--- What to work on ---
Quote every line below exactly and skip any picture.

★ ★ ★ ★ ★ ★ ★

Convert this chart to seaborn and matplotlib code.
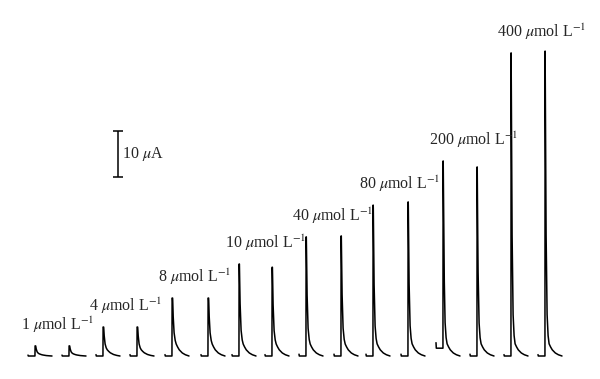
import numpy as np
import pandas as pd
import matplotlib.pyplot as plt
import seaborn as sns

# concentrations, each injected twice
conc = ['1', '4', '8', '10', '40', '80', '200', '400']
# time of each peak maximum (s)
peak_t = [35, 69, 103, 137, 172, 208, 239, 272, 306, 341, 373, 408, 443, 477, 511, 545]
# peak current above baseline (uA)
peak_i = [2.2, 2.2, 6.3, 6.3, 12.6, 12.6, 20.0, 19.3, 25.9, 26.1, 32.8, 33.5, 42.4, 41.1, 65.9, 66.3]
# level before the injection (uA)
pre_i = [0, 0, 0, 0, 0, 0, 0, 0, 0, 0, 0, 0, 1.7, 0, 0, 0]
# small switching spike at start of each record (uA)
hook_i = [0.2, 0.2, 0.3, 0.3, 0.3, 0.3, 0.3, 0.3, 0.4, 0.4, 0.4, 0.4, 1.2, 0.4, 0.3, 0.3]

# decay after the maximum
fast_t = [0, 1, 2, 3, 4]
fast_f = [1, 0.35, 0.08, 0.02, 0]
slow_t = [0, 1, 2, 3, 4, 5, 7, 10, 13, 17]
slow_i = [6, 5, 4.2, 3.3, 2.7, 2.2, 1.4, 0.7, 0.3, 0]

sns.set_style("white")
plt.rcParams['font.family'] = ['Liberation Serif', 'DejaVu Serif']
plt.rcParams['mathtext.fontset'] = 'stix'

# build one record per injection
tt = np.arange(0, 17.01, 0.1)
frames = []
for k, (t0, h, pre, hook) in enumerate(zip(peak_t, peak_i, pre_i, hook_i)):
    tail = h * np.interp(tt, fast_t, fast_f) + min(1, h / 12) * np.interp(tt, slow_t, slow_i)
    tail = np.minimum(tail, h)
    ts = np.concatenate([[t0 - 7, t0 - 6.7, t0 - 0.05], t0 + tt])
    ys = np.concatenate([[pre + hook, pre, pre], tail])
    frames.append(pd.DataFrame({'t': ts, 'i': ys, 'rec': k}))
df = pd.concat(frames, ignore_index=True)

fig = plt.figure(figsize=(6, 3.79), dpi=100)
ax = fig.add_axes([0, 0, 1, 1])
sns.lineplot(data=df, x='t', y='i', units='rec', estimator=None, sort=False,
             color='black', lw=1.1, ax=ax)
ax.set_xlim(0, 600)
ax.set_ylim(-5.0, 77.4)
ax.axis('off')

# concentration labels above the first peak of each pair
for n, c in enumerate(conc):
    ax.annotate(f"{c} $\\mu$mol L$^{{-1}}$", xy=(peak_t[2 * n], peak_i[2 * n]),
                xytext=(-14, 16), textcoords='offset pixels',
                ha='left', va='baseline', fontsize=11.5)

# scale bar
bar_t, bar_lo, bar_len = 118, 39, 10
ax.vlines(bar_t, bar_lo, bar_lo + bar_len, color='black', lw=1.1)
ax.hlines([bar_lo, bar_lo + bar_len], bar_t - 5, bar_t + 5, color='black', lw=1.1)
ax.annotate("10 $\\mu$A", xy=(bar_t, bar_lo + bar_len / 2), xytext=(4, 0),
            textcoords='offset pixels', ha='left', va='center', fontsize=11.5)

fig.savefig("out.png", dpi=100, facecolor='white')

★ ★ ★ ★ ★ ★ ★

--- Full solution ---
Convert this chart to seaborn and matplotlib code.
import numpy as np
import pandas as pd
import matplotlib.pyplot as plt
import seaborn as sns

# concentrations, each injected twice
conc = ['1', '4', '8', '10', '40', '80', '200', '400']
# time of each peak maximum (s)
peak_t = [35, 69, 103, 137, 172, 208, 239, 272, 306, 341, 373, 408, 443, 477, 511, 545]
# peak current above baseline (uA)
peak_i = [2.2, 2.2, 6.3, 6.3, 12.6, 12.6, 20.0, 19.3, 25.9, 26.1, 32.8, 33.5, 42.4, 41.1, 65.9, 66.3]
# level before the injection (uA)
pre_i = [0, 0, 0, 0, 0, 0, 0, 0, 0, 0, 0, 0, 1.7, 0, 0, 0]
# small switching spike at start of each record (uA)
hook_i = [0.2, 0.2, 0.3, 0.3, 0.3, 0.3, 0.3, 0.3, 0.4, 0.4, 0.4, 0.4, 1.2, 0.4, 0.3, 0.3]

# decay after the maximum
fast_t = [0, 1, 2, 3, 4]
fast_f = [1, 0.35, 0.08, 0.02, 0]
slow_t = [0, 1, 2, 3, 4, 5, 7, 10, 13, 17]
slow_i = [6, 5, 4.2, 3.3, 2.7, 2.2, 1.4, 0.7, 0.3, 0]

sns.set_style("white")
plt.rcParams['font.family'] = ['Liberation Serif', 'DejaVu Serif']
plt.rcParams['mathtext.fontset'] = 'stix'

# build one record per injection
tt = np.arange(0, 17.01, 0.1)
frames = []
for k, (t0, h, pre, hook) in enumerate(zip(peak_t, peak_i, pre_i, hook_i)):
    tail = h * np.interp(tt, fast_t, fast_f) + min(1, h / 12) * np.interp(tt, slow_t, slow_i)
    tail = np.minimum(tail, h)
    ts = np.concatenate([[t0 - 7, t0 - 6.7, t0 - 0.05], t0 + tt])
    ys = np.concatenate([[pre + hook, pre, pre], tail])
    frames.append(pd.DataFrame({'t': ts, 'i': ys, 'rec': k}))
df = pd.concat(frames, ignore_index=True)

fig = plt.figure(figsize=(6, 3.79), dpi=100)
ax = fig.add_axes([0, 0, 1, 1])
sns.lineplot(data=df, x='t', y='i', units='rec', estimator=None, sort=False,
             color='black', lw=1.1, ax=ax)
ax.set_xlim(0, 600)
ax.set_ylim(-5.0, 77.4)
ax.axis('off')

# concentration labels above the first peak of each pair
for n, c in enumerate(conc):
    ax.annotate(f"{c} $\\mu$mol L$^{{-1}}$", xy=(peak_t[2 * n], peak_i[2 * n]),
                xytext=(-14, 16), textcoords='offset pixels',
                ha='left', va='baseline', fontsize=11.5)

# scale bar
bar_t, bar_lo, bar_len = 118, 39, 10
ax.vlines(bar_t, bar_lo, bar_lo + bar_len, color='black', lw=1.1)
ax.hlines([bar_lo, bar_lo + bar_len], bar_t - 5, bar_t + 5, color='black', lw=1.1)
ax.annotate("10 $\\mu$A", xy=(bar_t, bar_lo + bar_len / 2), xytext=(4, 0),
            textcoords='offset pixels', ha='left', va='center', fontsize=11.5)

fig.savefig("out.png", dpi=100, facecolor='white')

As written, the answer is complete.